Traduit par Titus Burckhardt
2
La
première chose que j 'appris de mon maître (que Dieu soit satisfait de lui),
était celle-ci: il me chargea de deux paniers remplis de pruneaux. Je les pris par la
main au lieu de me les poser sur la nuque, comme il me l'avait indiqué, mais
malgré cela, cette chose me pesait beaucoup et m'était si pénible que mon âme
(nafs) se contracta; elle s'agitait, se chagrinait et se troublait à l'extrême,
à tel point que j'en pleurais presque, - et, par Dieu, je devais encore pleurer
à cause de toutes les humiliations, le mépris et le dépit que j'allais subir en
cette situation , - car mon âme n'avait jamais encore accepté pareille chose ni
baissé la tête, et jusque-là j'avais été inconscient de son orgueil, sa révolte
et sa corruption ; j'ignorais si elle était orgueilleuse ou non, et aucun des
théologiens dont j 'avais suivi les cours - et ils étaient nombreux ne m'avait
renseigné sur ce point.
Or,
lorsque je me trouvai dans cette perplexité et peine, voici que le maître avec
sa grande intuition vint vers moi, prit les
deux paniers de mes mains et me les chargea sur la nuque en disant: "Ainsi
fais l'épreuve du bien, pour que tu chasses un peu d'orgueil!" Par ces
paroles, il m'ouvrit la porte de la droiture, car j'appris dès lors à
distinguer les orgueilleux des humbles, les sérieux des légers, les savants des
ignorants, les hommes de tradition des innovateurs et les hommes qui ont de la
science et l'appliquent de ceux qui n'ont que de la science sans la mettre en
pratique.
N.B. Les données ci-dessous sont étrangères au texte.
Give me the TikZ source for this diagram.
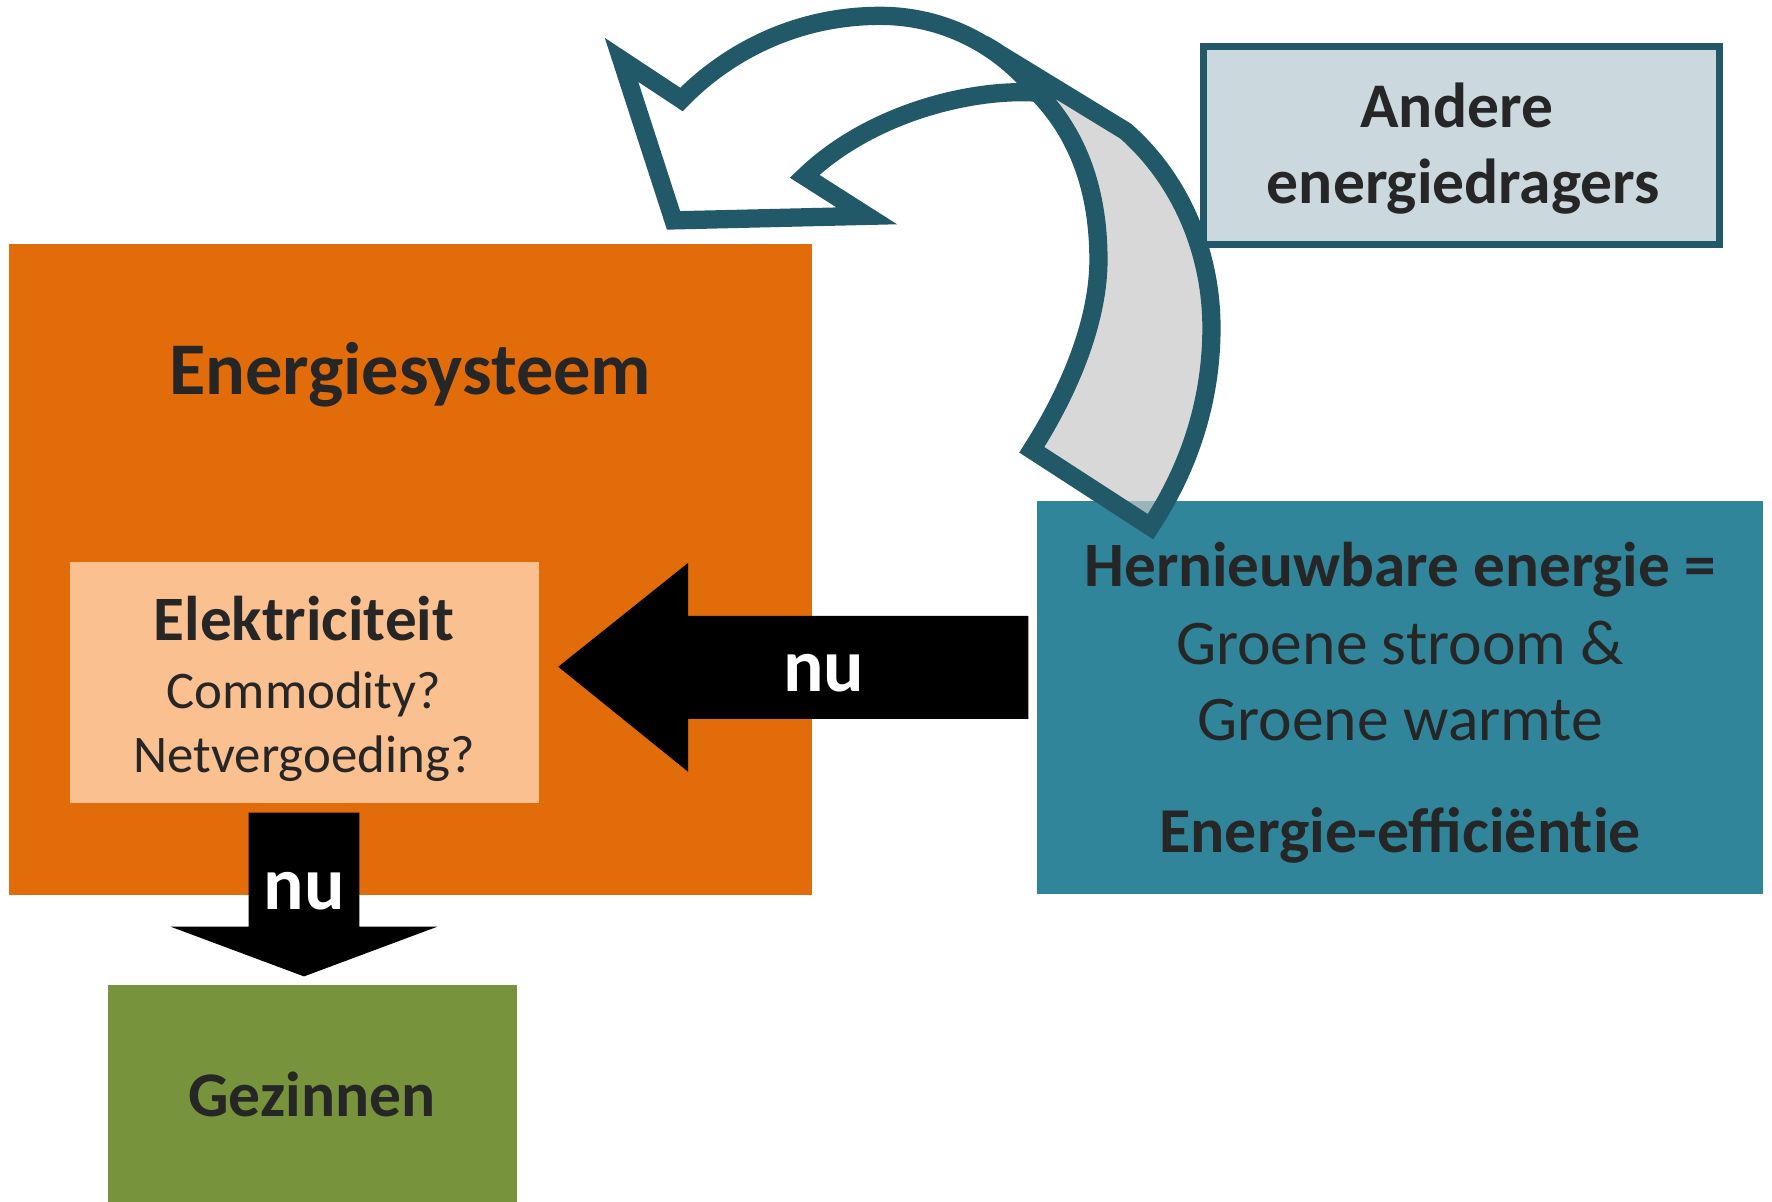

Par la suite, aucun traditionaliste (sunni) ne put plus me tromper
avec son savoir, ni aucun innovateur avec ses innovations; aucun savant ne m'en
imposa plus avec sa (seule) science, aucun (faux) dévot avec ses dévotions, ni
aucun (faux) ascète avec ses privations. Car le maître (que Dieu soit satisfait
de lui) m'avait appris à distinguer la vérité de la vanité et le sérieux de la
farce; que Dieu l'en récompense et le protège de tout mal!"
2 Cette confession porte évidemment moins sur
le caractère particulier de l'auteur que sur la nature de la psyché (annafs) en
général, en tant que celle-ci s'oppose à l'esprit (ar-rûh).